*Problem*: Write out each line of the listing as it stands, without the images.

*Stored data*:
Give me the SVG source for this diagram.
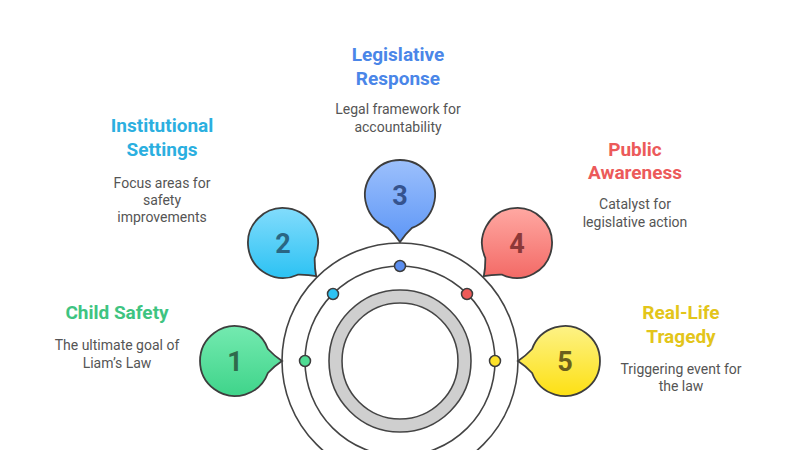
<svg xmlns="http://www.w3.org/2000/svg" width="800" height="450" viewBox="0 0 800 450">
<style>
.t{font-family:Roboto,"Liberation Sans",sans-serif;font-weight:bold;font-size:19px;text-anchor:middle}
.d{font-family:Roboto,"Liberation Sans",sans-serif;font-size:14px;fill:#555;text-anchor:middle}
.n{font-family:Roboto,"Liberation Sans",sans-serif;font-weight:bold;font-size:27px;text-anchor:middle}
.ring{fill:none;stroke:#444;stroke-width:1.6}
.b{stroke:#3d3d3d;stroke-width:1.8}
.dot{stroke:#3d3d3d;stroke-width:1.5}
</style>
<defs>
<linearGradient id="g1" x1="0" y1="0" x2="0" y2="1"><stop offset="0" stop-color="#74eab0"/><stop offset="1" stop-color="#3fd48a"/></linearGradient>
<linearGradient id="g2" x1="0" y1="0" x2="0" y2="1"><stop offset="0" stop-color="#82dcfc"/><stop offset="1" stop-color="#2cc2f3"/></linearGradient>
<linearGradient id="g3" x1="0" y1="0" x2="0" y2="1"><stop offset="0" stop-color="#9cc0fc"/><stop offset="1" stop-color="#5e97f6"/></linearGradient>
<linearGradient id="g4" x1="0" y1="0" x2="0" y2="1"><stop offset="0" stop-color="#ffa8a2"/><stop offset="1" stop-color="#f36a66"/></linearGradient>
<linearGradient id="g5" x1="0" y1="0" x2="0" y2="1"><stop offset="0" stop-color="#fdf286"/><stop offset="1" stop-color="#fde013"/></linearGradient>
</defs>
<rect width="800" height="450" fill="#fff"/>
<g id="connectors">
<circle class="ring" cx="400" cy="361" r="118" fill="#fff"/>
<circle class="ring" cx="400" cy="361" r="95"/>
<circle cx="400" cy="361" r="64.5" fill="none" stroke="#cfcfcf" stroke-width="12"/>
<circle class="ring" cx="400" cy="361" r="71"/>
<circle class="ring" cx="400" cy="361" r="58"/>
<circle class="dot" cx="305" cy="361" r="5.5" fill="#4fdc93"/>
<circle class="dot" cx="333" cy="294" r="5.5" fill="#2cc2f3"/>
<circle class="dot" cx="400" cy="266" r="5.5" fill="#5b8ef0"/>
<circle class="dot" cx="467" cy="294" r="5.5" fill="#ee5a58"/>
<circle class="dot" cx="495" cy="361" r="5.5" fill="#fde22a"/>
</g>
<g id="node1">
<path class="b" fill="url(#g1)" d="M267.9,349 A35,35 0 1 0 267.9,373 Q275,365.5 282,361 Q275,356.5 267.9,349 Z"/>
<text class="n" x="235" y="370.5" fill="#2f6a4c">1</text>
<text class="t" x="117" y="319" fill="#3ec481">Child Safety</text>
<text class="d" x="117" y="350">The ultimate goal of</text>
<text class="d" x="117" y="368">Liam’s Law</text>
</g>
<g id="node2">
<path class="b" fill="url(#g2)" d="M314.7,257.8 A35,35 0 1 0 297.8,274.7 Q308.1,274.5 316.2,276.2 Q314.5,268.1 314.7,257.8 Z"/>
<text class="n" x="283" y="252.5" fill="#2a6683">2</text>
<text class="t" x="162" y="132" fill="#2bafe0">Institutional</text>
<text class="t" x="162" y="156" fill="#2bafe0">Settings</text>
<text class="d" x="162" y="188">Focus areas for</text>
<text class="d" x="162" y="205">safety</text>
<text class="d" x="162" y="222">improvements</text>
</g>
<g id="node3">
<path class="b" fill="url(#g3)" d="M412,227.9 A35,35 0 1 0 388,227.9 Q395.5,235 400,242 Q404.5,235 412,227.9 Z"/>
<text class="n" x="400" y="204.5" fill="#35538e">3</text>
<text class="t" x="398" y="61" fill="#4a86e8">Legislative</text>
<text class="t" x="398" y="85" fill="#4a86e8">Response</text>
<text class="d" x="398" y="114">Legal framework for</text>
<text class="d" x="398" y="132">accountability</text>
</g>
<g id="node4">
<path class="b" fill="url(#g4)" d="M502.2,274.7 A35,35 0 1 0 485.3,257.8 Q485.5,268.1 483.8,276.2 Q491.9,274.5 502.2,274.7 Z"/>
<text class="n" x="517" y="252.5" fill="#8c3838">4</text>
<text class="t" x="635" y="156" fill="#ec5a5a">Public</text>
<text class="t" x="635" y="179" fill="#ec5a5a">Awareness</text>
<text class="d" x="635" y="209">Catalyst for</text>
<text class="d" x="635" y="227">legislative action</text>
</g>
<g id="node5">
<path class="b" fill="url(#g5)" d="M532.1,373 A35,35 0 1 0 532.1,349 Q525,356.5 518,361 Q525,365.5 532.1,373 Z"/>
<text class="n" x="565" y="370.5" fill="#6b5f1c">5</text>
<text class="t" x="681" y="319" fill="#e3c51a">Real-Life</text>
<text class="t" x="681" y="343" fill="#e3c51a">Tragedy</text>
<text class="d" x="681" y="374">Triggering event for</text>
<text class="d" x="681" y="391">the law</text>
</g>
</svg>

*Written answer*:
Give me the SVG source for this diagram.
<svg xmlns="http://www.w3.org/2000/svg" width="800" height="450" viewBox="0 0 800 450">
<style>
.t{font-family:Roboto,"Liberation Sans",sans-serif;font-weight:bold;font-size:19px;text-anchor:middle}
.d{font-family:Roboto,"Liberation Sans",sans-serif;font-size:14px;fill:#555;text-anchor:middle}
.n{font-family:Roboto,"Liberation Sans",sans-serif;font-weight:bold;font-size:27px;text-anchor:middle}
.ring{fill:none;stroke:#444;stroke-width:1.6}
.b{stroke:#3d3d3d;stroke-width:1.8}
.dot{stroke:#3d3d3d;stroke-width:1.5}
</style>
<defs>
<linearGradient id="g1" x1="0" y1="0" x2="0" y2="1"><stop offset="0" stop-color="#74eab0"/><stop offset="1" stop-color="#3fd48a"/></linearGradient>
<linearGradient id="g2" x1="0" y1="0" x2="0" y2="1"><stop offset="0" stop-color="#82dcfc"/><stop offset="1" stop-color="#2cc2f3"/></linearGradient>
<linearGradient id="g3" x1="0" y1="0" x2="0" y2="1"><stop offset="0" stop-color="#9cc0fc"/><stop offset="1" stop-color="#5e97f6"/></linearGradient>
<linearGradient id="g4" x1="0" y1="0" x2="0" y2="1"><stop offset="0" stop-color="#ffa8a2"/><stop offset="1" stop-color="#f36a66"/></linearGradient>
<linearGradient id="g5" x1="0" y1="0" x2="0" y2="1"><stop offset="0" stop-color="#fdf286"/><stop offset="1" stop-color="#fde013"/></linearGradient>
</defs>
<rect width="800" height="450" fill="#fff"/>
<g id="connectors">
<circle class="ring" cx="400" cy="361" r="118" fill="#fff"/>
<circle class="ring" cx="400" cy="361" r="95"/>
<circle cx="400" cy="361" r="64.5" fill="none" stroke="#cfcfcf" stroke-width="12"/>
<circle class="ring" cx="400" cy="361" r="71"/>
<circle class="ring" cx="400" cy="361" r="58"/>
<circle class="dot" cx="305" cy="361" r="5.5" fill="#4fdc93"/>
<circle class="dot" cx="333" cy="294" r="5.5" fill="#2cc2f3"/>
<circle class="dot" cx="400" cy="266" r="5.5" fill="#5b8ef0"/>
<circle class="dot" cx="467" cy="294" r="5.5" fill="#ee5a58"/>
<circle class="dot" cx="495" cy="361" r="5.5" fill="#fde22a"/>
</g>
<g id="node1">
<path class="b" fill="url(#g1)" d="M267.9,349 A35,35 0 1 0 267.9,373 Q275,365.5 282,361 Q275,356.5 267.9,349 Z"/>
<text class="n" x="235" y="370.5" fill="#2f6a4c">1</text>
<text class="t" x="117" y="319" fill="#3ec481">Child Safety</text>
<text class="d" x="117" y="350">The ultimate goal of</text>
<text class="d" x="117" y="368">Liam’s Law</text>
</g>
<g id="node2">
<path class="b" fill="url(#g2)" d="M314.7,257.8 A35,35 0 1 0 297.8,274.7 Q308.1,274.5 316.2,276.2 Q314.5,268.1 314.7,257.8 Z"/>
<text class="n" x="283" y="252.5" fill="#2a6683">2</text>
<text class="t" x="162" y="132" fill="#2bafe0">Institutional</text>
<text class="t" x="162" y="156" fill="#2bafe0">Settings</text>
<text class="d" x="162" y="188">Focus areas for</text>
<text class="d" x="162" y="205">safety</text>
<text class="d" x="162" y="222">improvements</text>
</g>
<g id="node3">
<path class="b" fill="url(#g3)" d="M412,227.9 A35,35 0 1 0 388,227.9 Q395.5,235 400,242 Q404.5,235 412,227.9 Z"/>
<text class="n" x="400" y="204.5" fill="#35538e">3</text>
<text class="t" x="398" y="61" fill="#4a86e8">Legislative</text>
<text class="t" x="398" y="85" fill="#4a86e8">Response</text>
<text class="d" x="398" y="114">Legal framework for</text>
<text class="d" x="398" y="132">accountability</text>
</g>
<g id="node4">
<path class="b" fill="url(#g4)" d="M502.2,274.7 A35,35 0 1 0 485.3,257.8 Q485.5,268.1 483.8,276.2 Q491.9,274.5 502.2,274.7 Z"/>
<text class="n" x="517" y="252.5" fill="#8c3838">4</text>
<text class="t" x="635" y="156" fill="#ec5a5a">Public</text>
<text class="t" x="635" y="179" fill="#ec5a5a">Awareness</text>
<text class="d" x="635" y="209">Catalyst for</text>
<text class="d" x="635" y="227">legislative action</text>
</g>
<g id="node5">
<path class="b" fill="url(#g5)" d="M532.1,373 A35,35 0 1 0 532.1,349 Q525,356.5 518,361 Q525,365.5 532.1,373 Z"/>
<text class="n" x="565" y="370.5" fill="#6b5f1c">5</text>
<text class="t" x="681" y="319" fill="#e3c51a">Real-Life</text>
<text class="t" x="681" y="343" fill="#e3c51a">Tragedy</text>
<text class="d" x="681" y="374">Triggering event for</text>
<text class="d" x="681" y="391">the law</text>
</g>
</svg>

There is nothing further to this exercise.